According to Keseke, Mugabe’s regular and acerbic rants at the West left tourists from there feeling they were not welcome in Zimbabwe.
Again, who wants to visit a country being deserted by its own, Kaseke added in reference to the millions of Zimbabweans who left the country to escape a biting economic crisis blamed on Mugabe’s policies.
Now with Mugabe sent packing, Zimbabwe’s tourism officials can dream anew of taking the sector back to its former glory when it was rated by the World Travel and Tourism Council in 1999 to have supported some 229,000 jobs and contributed just over 12 percent of the GDP both directly and indirectly.
However, huge challenges remain.
A tourism expert at the London investment conference highlighted some of the strategic issues key to the sector fully realising its potential. There needs to be a strong and seamless symbiosis between the public sector and the private sector.
“The private sector is only going to be successful if the public sector has done its bit and new investors are only going to be attracted if they can see the public sector doing their bit,” he said.
Again, “the country needs to create an enabling environment; one that is conducive to private sector investment and also conducive to a positive tourist experience”.
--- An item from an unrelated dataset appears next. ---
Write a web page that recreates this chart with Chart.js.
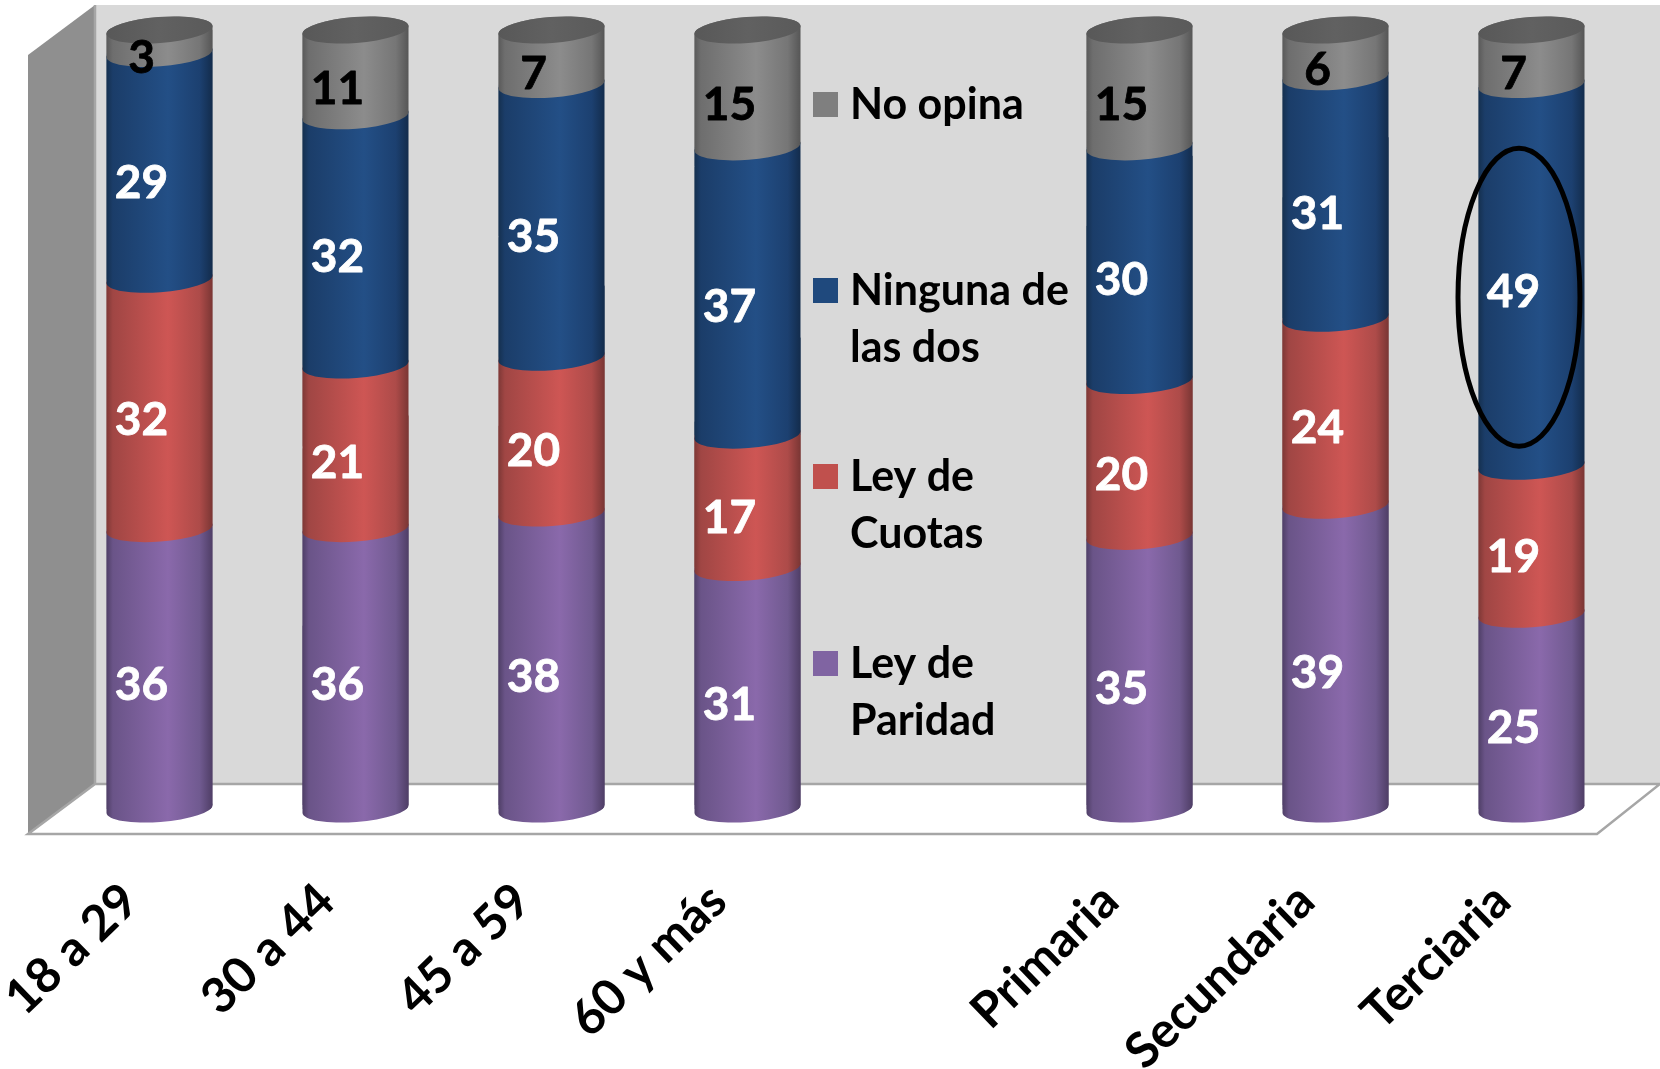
<!DOCTYPE html>
<html><head><meta charset="utf-8">
<style>html,body{margin:0;padding:0;background:#fff}canvas{display:block}</style>
<script src="https://cdn.jsdelivr.net/npm/chart.js@4/dist/chart.umd.min.js"></script>
</head><body><canvas id="c" width="1660" height="1069"></canvas>
<script>
const categories = ['18 a 29','30 a 44','45 a 59','60 y más','','Primaria','Secundaria','Terciaria'];
const leyParidad = [36,36,38,31,null,35,39,25];
const leyCuotas  = [32,21,20,17,null,20,24,19];
const ninguna    = [29,32,35,37,null,30,31,49];
const noOpina    = [3,11,7,15,null,15,6,7];
const legendRows = [
  {lines:['No opina'], color:'#7f7f7f', y:104},
  {lines:['Ninguna de','las dos'], color:'#1f497d', y:290},
  {lines:['Ley de','Cuotas'], color:'#c0504d', y:476},
  {lines:['Ley de','Paridad'], color:'#8064a2', y:663}
];
const FONT = 'Lato, Carlito, sans-serif';
const TILT = 4, RY = 13;

function grad(stops){
  return (ctx)=>{
    const ch = ctx.chart, xs = ch.scales.x;
    if(!xs || !ch.chartArea || ctx.dataIndex===undefined) return stops[2];
    const c = xs.getPixelForValue(ctx.dataIndex), hw = 53;
    const g = ch.ctx.createLinearGradient(c-hw,0,c+hw,0);
    g.addColorStop(0,stops[0]); g.addColorStop(0.06,stops[1]);
    g.addColorStop(0.58,stops[2]);
    g.addColorStop(0.88,stops[3]); g.addColorStop(1,stops[4]);
    return g;
  };
}
function tiltedBand(c,x,hw,top,bot){
  const rx = Math.hypot(hw,TILT), rot = Math.atan2(-TILT,hw);
  c.beginPath();
  c.ellipse(x,bot,rx,RY,rot,0,Math.PI,false);
  c.ellipse(x,top,rx,RY,rot,Math.PI,Math.PI*2,false);
  c.closePath();
}
const scene = {
  id:'scene',
  beforeDraw(chart){
    const c = chart.ctx; c.save();
    c.fillStyle='#ffffff'; c.fillRect(0,0,1660,1069);
    c.fillStyle='#d9d9d9'; c.fillRect(95,5,1565,779);
    c.fillStyle='#8f8f8f'; c.beginPath(); c.moveTo(28,55); c.lineTo(95,5); c.lineTo(95,784); c.lineTo(28,834); c.closePath(); c.fill();
    c.strokeStyle='#a6a6a6'; c.lineWidth=2.5; c.beginPath();
    c.moveTo(95,5); c.lineTo(95,784); c.lineTo(1660,784); c.lineTo(1597,834); c.lineTo(28,834); c.lineTo(95,784); c.stroke();
    c.restore();
  },
  beforeDatasetsDraw(chart){
    const c = chart.ctx, ys = chart.scales.y, xs = chart.scales.x;
    c.save(); c.beginPath();
    const path = new Path2D();
    categories.forEach((l,i)=>{
      if(!l) return;
      const x = xs.getPixelForValue(i), hw=53, rx=Math.hypot(hw,TILT), rot=Math.atan2(-TILT,hw);
      path.ellipse(x,ys.getPixelForValue(0),rx,RY,rot,0,Math.PI,false);
      path.ellipse(x,ys.getPixelForValue(100),rx,RY,rot,Math.PI,Math.PI*2,false);
      path.closePath();
    });
    c.clip(path);
  },
  afterDatasetsDraw(chart){
    const c = chart.ctx; c.restore(); c.save();
    const metas = chart.data.datasets.map((d,i)=>chart.getDatasetMeta(i));
    categories.forEach((l,i)=>{
      if(!l) return;
      metas.forEach((m)=>{
        const el = m.data[i];
        c.fillStyle = el.options.backgroundColor;
        tiltedBand(c,el.x,el.width/2,el.y,el.base); c.fill();
      });
      const top = metas[3].data[i], hw = top.width/2;
      const g = c.createLinearGradient(top.x-hw,0,top.x+hw,0);
      g.addColorStop(0,'#585858'); g.addColorStop(.5,'#616161'); g.addColorStop(1,'#5a5a5a');
      c.fillStyle=g;
      c.beginPath(); c.ellipse(top.x,top.y,Math.hypot(hw,TILT),RY,Math.atan2(-TILT,hw),0,Math.PI*2); c.fill();
    });
    // value labels
    c.textAlign='center'; c.textBaseline='middle'; c.lineJoin='round';
    c.font='bold 46px '+FONT;
    metas.forEach((m,di)=>{
      c.fillStyle = di===3 ? '#000000' : '#ffffff';
      c.strokeStyle = c.fillStyle; c.lineWidth=0.8;
      m.data.forEach((el,i)=>{
        const v = chart.data.datasets[di].data[i];
        if(v==null) return;
        c.fillText(String(v), el.x-18, (el.y+el.base)/2+16.5);
        c.strokeText(String(v), el.x-18, (el.y+el.base)/2+16.5);
      });
    });
    // legend
    c.textAlign='left';
    c.font='bold 43px '+FONT;
    legendRows.forEach(r=>{
      c.fillStyle=r.color; c.fillRect(813,r.y-12,25,25);
      c.fillStyle='#000';
      r.lines.forEach((t,k)=>c.fillText(t,850,r.y+1+k*57));
    });
    // highlight oval
    const xs = chart.scales.x, ys = chart.scales.y;
    c.strokeStyle='#000'; c.lineWidth=5;
    c.beginPath();
    c.ellipse(xs.getPixelForValue(7)-12.5, ys.getPixelForValue(65.7), 61, 149, 0, 0, Math.PI*2);
    c.stroke();
    c.restore();
  }
};
new Chart(document.getElementById('c'),{
  type:'bar',
  data:{labels:categories,datasets:[
    {label:'Ley de Paridad',data:leyParidad,backgroundColor:grad(['#4f3f67','#6a5488','#8a69ab','#705a90','#4f3e66']),clip:false},
    {label:'Ley de Cuotas',data:leyCuotas,backgroundColor:grad(['#7e3836','#a04644','#ce5654','#ad4b49','#7a3634']),clip:false},
    {label:'Ninguna de las dos',data:ninguna,backgroundColor:grad(['#15304f','#1b3d69','#234f86','#1c4070','#132c4c']),clip:false},
    {label:'No opina',data:noOpina,backgroundColor:grad(['#5a5a5a','#6e6e6e','#8c8c8c','#767676','#565656']),clip:false}
  ]},
  options:{
    responsive:false,animation:false,
    devicePixelRatio:1,
    layout:{autoPadding:false,padding:{left:61.5,right:30.5,top:30,bottom:0}},
    plugins:{legend:{display:false},tooltip:{enabled:false},title:{display:false}},
    datasets:{bar:{barPercentage:106/196,categoryPercentage:1,borderWidth:0}},
    scales:{
      x:{stacked:true,offset:true,
        afterFit(s){s.height=260;s.paddingLeft=0;s.paddingRight=0;},
        grid:{display:false,drawTicks:false},border:{display:false},
        ticks:{autoSkip:false,minRotation:44,maxRotation:44,padding:63,labelOffset:-29,color:'#000',
          font:{family:FONT,size:49,weight:'bold'}}},
      y:{stacked:true,display:false,min:0,max:100}
    }
  },
  plugins:[scene]
});
</script></body></html>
Zimbabwe must also develop the necessary infrastructure in its various resorts, effectively promote the country as an international tourist destination, and “hand-in-glove with that, it’s necessary to make the national airline a major player in the tourism industry”.
It is in the latter respect that tourism executives are suffering their biggest frustrations resulting in sector minister Prisca Mupfumira recently approaching British Airways over the possibility of direct flights between Harare and London.
“The national airline is an important stakeholder in any country’s international marketing strategy and it is a key partner in the major tourism source markets,” explained the expert at the London indaba.
“It helps enormously when some money has been spent on the international source markets if the national airline operates routes directly from those markets to Zimbabwe and participates in promotional efforts in terms of its budgets and the packages that are on offer, engaging the tourist trade in the source markets, for example, by offering free tickets to the travel trade to be able to come and sample the products.
“And then, within the country, it’s important that the national airline has a reliable domestic service to the destinations.”
Air Zim has just two planes
There is little prospect however, that Air Zimbabwe, saddled with a $330m debt and most of its aircraft grounded, could soon perform its national responsibilities with regard to tourism.
State media revealed at the weekend that the airline is down just two serviceable aircraft from around from 18 at independence in 1980. The shortage of planes has resulted in regular flight delays and cancellations.
“The major challenge which the airline is currently seized with, which has resulted in the loss of schedule integrity, is insufficient,” a spokesperson was quoted as saying.
“Air Zimbabwe is currently operating two serviceable aircrafts. This fleet is not commensurate with market demand and the current route network.”
Repeat pledges over the years to resume the Harare-London service have turned out to be pie in the sky. The route was abandoned in 2012 when the airline’s aircraft was seized over debts at Gatwick airport.
‘We destroyed Air Zim’
Asked about the possibility of Air Zimbabwe returning to the route at the London conference, ZTA boss Kaseke’s frustrations got the better of him so much that he committed the indelicacy of washing the country’s dirty linen before foreign audiences.
“We don’t know what is happening with Air Zimbabwe,” he said. “We don’t have anyone to talk to at Air Zimbabwe. There is always some acting (CEO) who say they don’t know what the government is doing.
“I talked to the (current) acting CEO of Air Zim and he said he doesn’t know. So, what is he doing there? He said I don’t know what you are talking about, I don’t know when we are going to have this flight to London and he is just seated there; he is just a caretaker.”
Tourism minister Mupfumira, also speaking in London recently, blamed mismanagement for the chaos at the national airline, adding that government conceded culpability for the problems.
“I admit we mismanaged our own airline. “We destroyed it; it is us who destroyed it,” she said.